Published on 12:00 AM, August 29, 2014

Can war, by Obama's rules, beat IS?

Can war, by Obama's rules, beat IS?

An apparently looming American clash with Islamic State in Syria presents a defining test for President Barack Obama's doctrine of often lethal, but limited, no-boots-on-the-ground warfare.

Obama's worldview, cemented when US armies bogged down in Iraq, led him to a brand of war in which drones pound al-Qaeda militants in Pakistan and Yemen and special forces materialize to pursue terror suspects in hostile lands like Libya and Somalia.

But as he contemplates targeting IS militants settling into a new caliphate, he is adamant his core policy of keeping ground troops back home is inviolate.

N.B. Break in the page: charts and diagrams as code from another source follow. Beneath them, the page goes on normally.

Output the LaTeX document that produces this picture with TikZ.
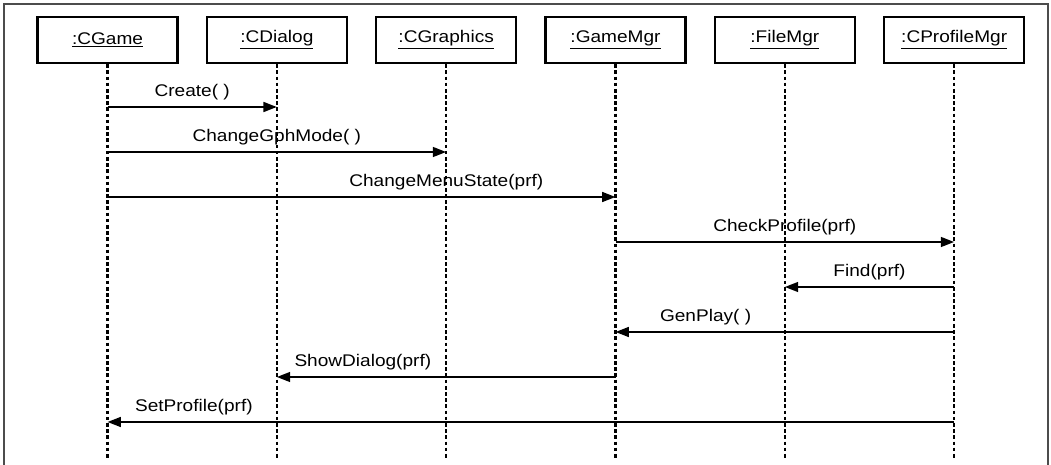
\documentclass[tikz,border=0pt]{standalone}
\usepackage{fontspec}
\setmainfont{Liberation Sans}[FakeStretch=1.13]
\usetikzlibrary{arrows.meta, positioning}
\tikzset{
    font=\fontsize{12}{14}\selectfont,
    >={Triangle[length=9.5pt, width=7pt]},
    % Shapes
    obj/.style={rectangle, draw, line width=1.6pt,
                minimum width=3.5cm, minimum height=1.15cm, inner sep=0pt},
    % Lines & Labels
    life/.style={line width=1.5pt, dash pattern=on 2.6pt off 1.8pt},
    msg/.style={->, line width=1.4pt},
    lbl/.style={above=0.14cm, inner sep=0pt},
    frame/.style={draw=black!70, line width=1pt}
}

\begin{document}
\begin{tikzpicture}[x=0.025cm, y=-0.025cm]
\useasboundingbox (0,0) rectangle (1051,465);
\draw[frame] (4,465) -- (4,4) -- (1048,4) -- (1048,465);

% objects
\node[obj] (game) at (107.5,40) {\underline{:CGame}};
\node[obj, right=0.676cm of game] (dialog) {\underline{:CDialog}};
\node[obj, right=0.676cm of dialog] (graphics) {\underline{:CGraphics}};
\node[obj, right=0.676cm of graphics] (gamemgr) {\underline{:GameMgr}};
\node[obj, right=0.676cm of gamemgr] (filemgr) {\underline{:FileMgr}};
\node[obj, right=0.676cm of filemgr] (profile) {\underline{:CProfileMgr}};

% lifelines
\coordinate (bottom) at (0,460);
\foreach \o in {game,dialog,graphics,gamemgr,filemgr,profile}
    \draw[life] (\o.south) -- (\o |- bottom);

% message rows
\foreach \i in {1,...,8}
    \coordinate (m\i) at (0,{62+45*\i});

\draw[msg] (game |- m1) -- node[lbl] {Create( )} (dialog |- m1);
\draw[msg] (game |- m2) -- node[lbl] {ChangeGphMode( )} (graphics |- m2);
\draw[msg] (game |- m3) -- node[lbl, pos=0.667] {ChangeMenuState(prf)} (gamemgr |- m3);
\draw[msg] (gamemgr |- m4) -- node[lbl] {CheckProfile(prf)} (profile |- m4);
\draw[msg] (profile |- m5) -- node[lbl] {Find(prf)} (filemgr |- m5);
\draw[msg] (profile |- m6) -- node[lbl, pos=0.734] {GenPlay( )} (gamemgr |- m6);
\draw[msg] (gamemgr |- m7) -- node[lbl, pos=0.746] {ShowDialog(prf)} (dialog |- m7);
\draw[msg] (profile |- m8) -- node[lbl, pos=0.898] {SetProfile(prf)} (game |- m8);

\end{tikzpicture}
\end{document}
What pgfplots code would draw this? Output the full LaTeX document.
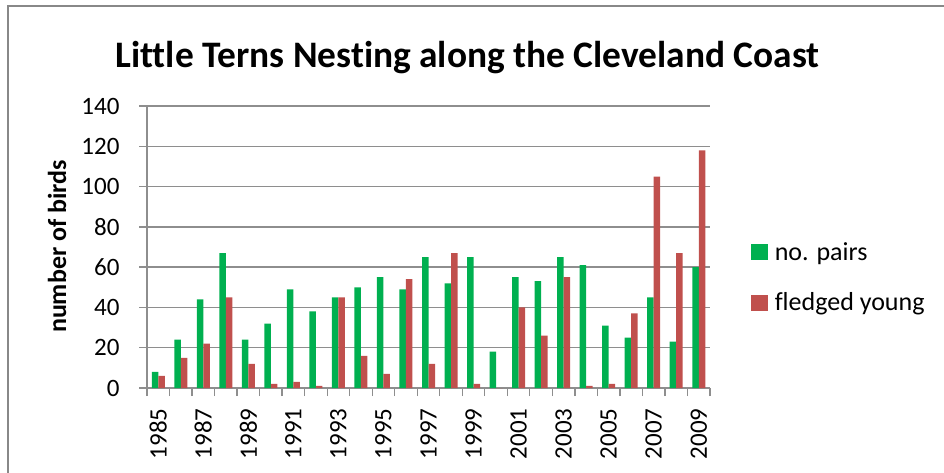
\documentclass[border=0pt]{standalone}
\usepackage{fontspec}
\setmainfont{Carlito}[Ligatures=NoCommon]
\usepackage{pgfplots}
\usepackage{pgfplotstable}
\pgfplotsset{compat=1.18}

\definecolor{pairsgreen}{HTML}{00B050}
\definecolor{youngred}{HTML}{C0504D}
\definecolor{framegray}{HTML}{888888}
\definecolor{gridgray}{HTML}{8E8E8E}

% Little tern counts on the Cleveland coast
\pgfplotstableread{
year pairs young
1985 8 6
1986 24 15
1987 44 22
1988 67 45
1989 24 12
1990 32 2
1991 49 3
1992 38 1
1993 45 45
1994 50 16
1995 55 7
1996 49 54
1997 65 12
1998 52 67
1999 65 2
2000 18 0
2001 55 40
2002 53 26
2003 65 55
2004 61 1
2005 31 2
2006 25 37
2007 45 105
2008 23 67
2009 60 118
}\terns

\begin{document}
\begin{tikzpicture}[x=1pt,y=1pt]
\useasboundingbox (0,0) rectangle (944,472);
% chart frame (only top and left edges fall inside the page)
\draw[framegray, line width=2pt] (8,-20) -- (8,466) -- (980,466);

\begin{axis}[
  at={(147pt,84pt)}, anchor=south west,
  scale only axis, width=563pt, height=282pt,
  xmin=1984.5, xmax=2009.5, ymin=0, ymax=140,
  ybar=0pt, bar width=6.5pt,
  axis x line*=bottom, axis y line*=left,
  axis line style={gridgray, line width=1.3pt},
  ymajorgrids, grid style={gridgray, line width=1.3pt},
  ytick={0,20,...,140},
  xtick={1985,1987,...,2009},
  minor xtick={1984.5,1985.5,...,2009.5},
  tick align=outside,
  major tick length=8pt, minor tick length=8pt,
  tick style={gridgray, line width=1.3pt},
  major x tick style={draw=none},
  /pgf/number format/assume math mode=true,
  /pgf/number format/1000 sep={},
  ticklabel style={font=\fontsize{25}{30}\selectfont},
  xticklabel style={rotate=90, anchor=east},
  xticklabel shift=9pt,
  yticklabel shift=16pt,
  legend style={at={(1.073,0.392)}, anchor=west, draw=none, fill=none,
    inner sep=0pt, row sep=31pt,
    font=\fontsize{26}{30}\selectfont,
    nodes={inner sep=0pt, outer sep=0pt},
    /tikz/every odd column/.append style={column sep=7pt}},
  legend cell align=left,
  legend image code/.code={\fill[#1] (0pt,-8pt) rectangle (16.5pt,8pt);},
]
\addplot[fill=pairsgreen, draw=none] table[x=year, y=pairs] {\terns};
\addplot[fill=youngred, draw=none] table[x=year, y=young] {\terns};
\legend{no. pairs, fledged young}
\end{axis}

\node[font=\bfseries\fontsize{37.4}{42}\selectfont, anchor=base] at (467.5,404.5)
  {Little Terns Nesting along the Cleveland Coast};
\node[font=\bfseries\fontsize{26}{30}\selectfont, rotate=90, anchor=base] at (66,225.5)
  {number of birds};
\end{tikzpicture}
\end{document}
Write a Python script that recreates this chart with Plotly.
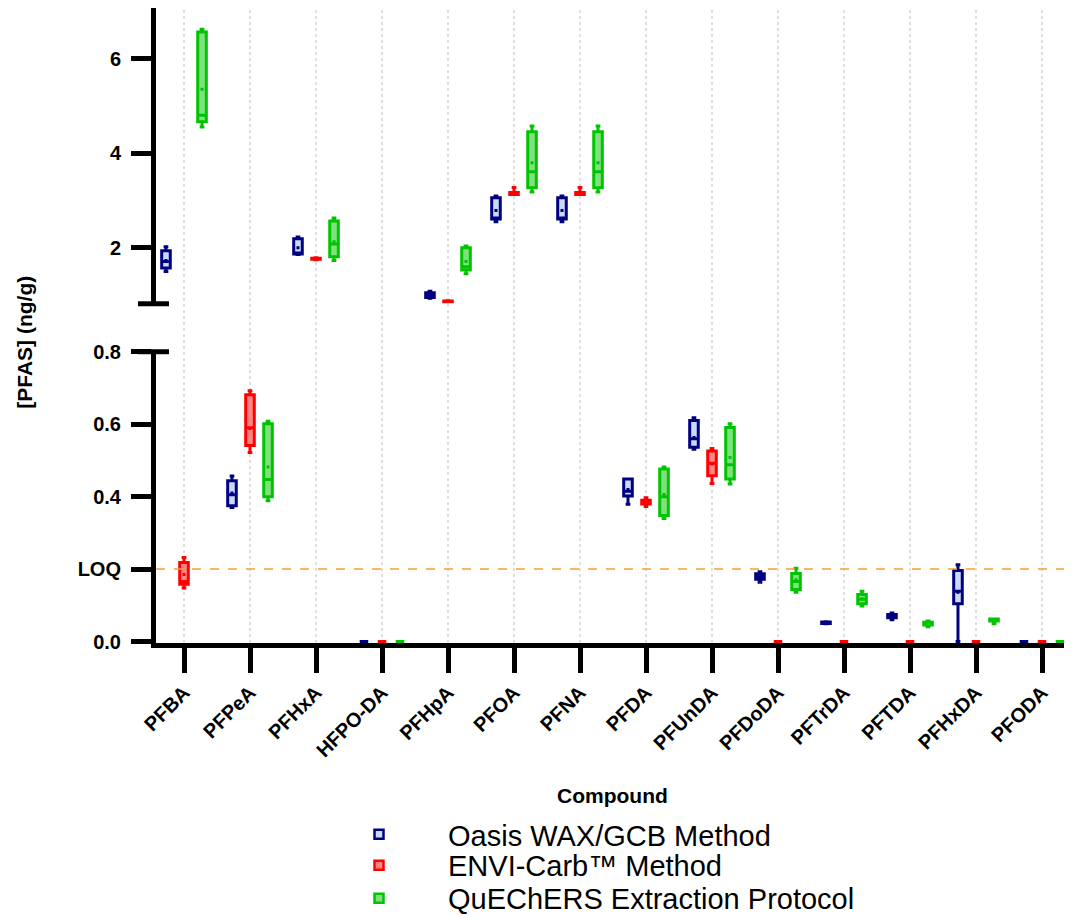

When Obama sketched his blueprint for flexing US power, at West Point military academy in May, he characteristically positioned himself between quagmire-wary realists and interventionists hooked on the hammer of US military power.

"A strategy that involves invading every country that harbors terrorist networks is naive and unsustainable," Obama said, not knowing his theory would be tested so soon by the IS surge.

He kept faith with his military creed in ongoing air raids against Sunni Islamic State targets in Iraq -- in a war he had previously declared over. US force spurred modest advances by Iraqi and Kurdish forces against IS, also known as ISIL and ISIS, and ethnic Yazidis were spared from genocide.

But some critics question whether this pared-down approach will be decisive if the president, as expected, targets IS strongholds in Syria.

The White House, despite warlike rhetoric pulsing through Washington, is tempering expectations that a military onslaught in Iraq, let alone Syria, will be decisive.

In Syria, the search for partners is short and unpleasant.

Obama has been loath to arm moderate rebels, leaving anti-IS forces weak. The one potential ally with clout is President Bashar al-Assad. But Obama would have to swallow hard indeed to wage common cause with a man he sees as a war criminal.

Moreover, the track record of America and allies augurs ill for a new Middle East adventure. And US forces sent to pound Syria could be operating in the dark it knows little of the country.

Still, many power players are convinced a new Middle East front is needed, and could work.

Martin Dempsey, chairman of the Joint Chiefs of Staff, says IS can only be defeated if hit in Syria as well as Iraq.

Other foreign policy chieftains warn Obama may have to deal with the devil, amid fears IS zealots armed with Western passports could hit the US homeland.

"The Assad government may be evil -- but it is a lesser evil than ISIS, and a local one," Richard Haass, president of the Council on Foreign Relations, argued in Wednesday's Financial Times.

Though the White House refuses to work with the Syrian leader, he looms large, because he would win if IS is extinguished.